> What you are asked to do
Begin with the first line below and retype each line exactly through the line containing "import plotly.graph_objects as go". Any pictures are to be left out.

> Data
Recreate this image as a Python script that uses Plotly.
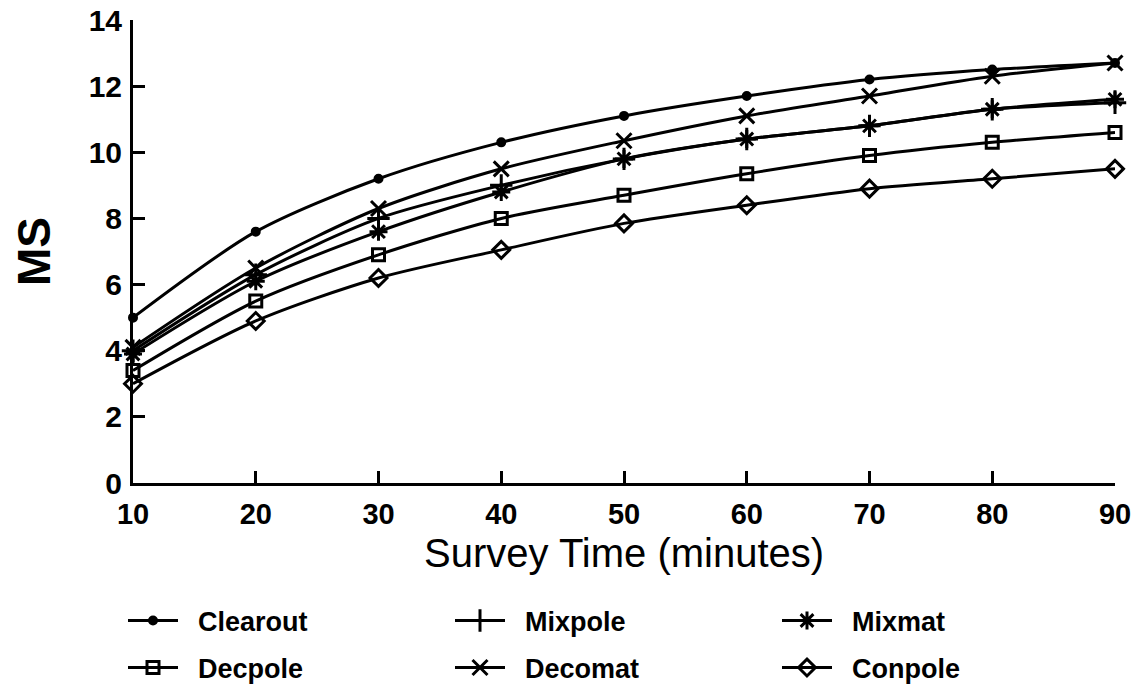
import plotly.graph_objects as go

survey_time = [10, 20, 30, 40, 50, 60, 70, 80, 90]
clearout = [5.0, 7.6, 9.2, 10.3, 11.1, 11.7, 12.2, 12.5, 12.7]
mixpole = [4.0, 6.3, 8.0, 9.0, 9.8, 10.4, 10.8, 11.3, 11.5]
mixmat = [3.9, 6.1, 7.6, 8.8, 9.8, 10.4, 10.8, 11.3, 11.6]
decpole = [3.4, 5.5, 6.9, 8.0, 8.7, 9.35, 9.9, 10.3, 10.6]
decomat = [4.1, 6.5, 8.3, 9.5, 10.35, 11.1, 11.7, 12.3, 12.7]
conpole = [3.0, 4.9, 6.2, 7.05, 7.85, 8.4, 8.9, 9.2, 9.5]

series_names = ["Clearout", "Mixpole", "Mixmat", "Decpole", "Decomat", "Conpole"]
series_values = [clearout, mixpole, mixmat, decpole, decomat, conpole]
symbols = ["circle", "cross-thin", "asterisk", "square-open", "x-thin", "diamond-open"]
sizes = [7, 16, 15, 12, 15, 13]
legend_rows = ["legend", "legend", "legend", "legend2", "legend2", "legend2"]

y_ticks = [0, 2, 4, 6, 8, 10, 12, 14]
x_title = "Survey Time (minutes)"
y_title = "MS"

fig = go.Figure()
for name, vals, sym, sz, lg in zip(series_names, series_values, symbols, sizes, legend_rows):
    fig.add_trace(go.Scatter(
        x=survey_time, y=vals, name="\u00a0\u00a0" + name, mode="lines+markers",
        line=dict(color="black", width=3, shape="spline", smoothing=0.8),
        marker=dict(symbol=sym, size=sz, color="black",
                    line=dict(color="black", width=3)),
        cliponaxis=False, legend=lg,
    ))

legend_common = dict(
    orientation="h", xref="container", yref="container",
    x=123 / 1138, xanchor="left", yanchor="middle",
    entrywidth=262, entrywidthmode="pixels",
    itemwidth=50, traceorder="normal", bgcolor="rgba(0,0,0,0)",
    font=dict(size=27, weight="bold", family="Liberation Sans, Arial, sans-serif"),
)

fig.update_layout(
    width=1138, height=687,
    margin=dict(l=133, r=23, t=20, b=204),
    paper_bgcolor="white", plot_bgcolor="white",
    font=dict(family="Liberation Sans, Arial, sans-serif", color="black"),
    showlegend=True,
    legend=dict(legend_common, y=1 - 621 / 687),
    legend2=dict(legend_common, y=1 - 668 / 687),
    xaxis=dict(
        range=[10, 90], tickvals=survey_time, ticks="inside", ticklen=12,
        tickwidth=3, tickcolor="black", showline=True, linewidth=3, linecolor="black",
        showgrid=False, zeroline=False, automargin=False,
        tickfont=dict(size=29, weight="bold"), ticklabelstandoff=3,
    ),
    yaxis=dict(
        range=[0, 14], tickvals=y_ticks, ticks="inside", ticklen=12,
        tickwidth=3, tickcolor="black", showline=True, linewidth=3, linecolor="black",
        showgrid=False, zeroline=False, automargin=False,
        tickfont=dict(size=30, weight="bold"), ticklabelstandoff=2,
        title=dict(text=y_title, font=dict(size=46, weight="bold"), standoff=24),
    ),
    annotations=[dict(
        text=x_title, xref="paper", yref="paper", x=0.5, y=-70 / 463,
        xanchor="center", yanchor="middle", showarrow=False,
        font=dict(size=40, color="black"),
    )],
)

fig.write_html("out.html", config={"displayModeBar": False},
               post_script="document.body.style.margin='0';document.body.style.overflow='hidden';")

> Exercise solution
Recreate this image as a Python script that uses Plotly.
import plotly.graph_objects as go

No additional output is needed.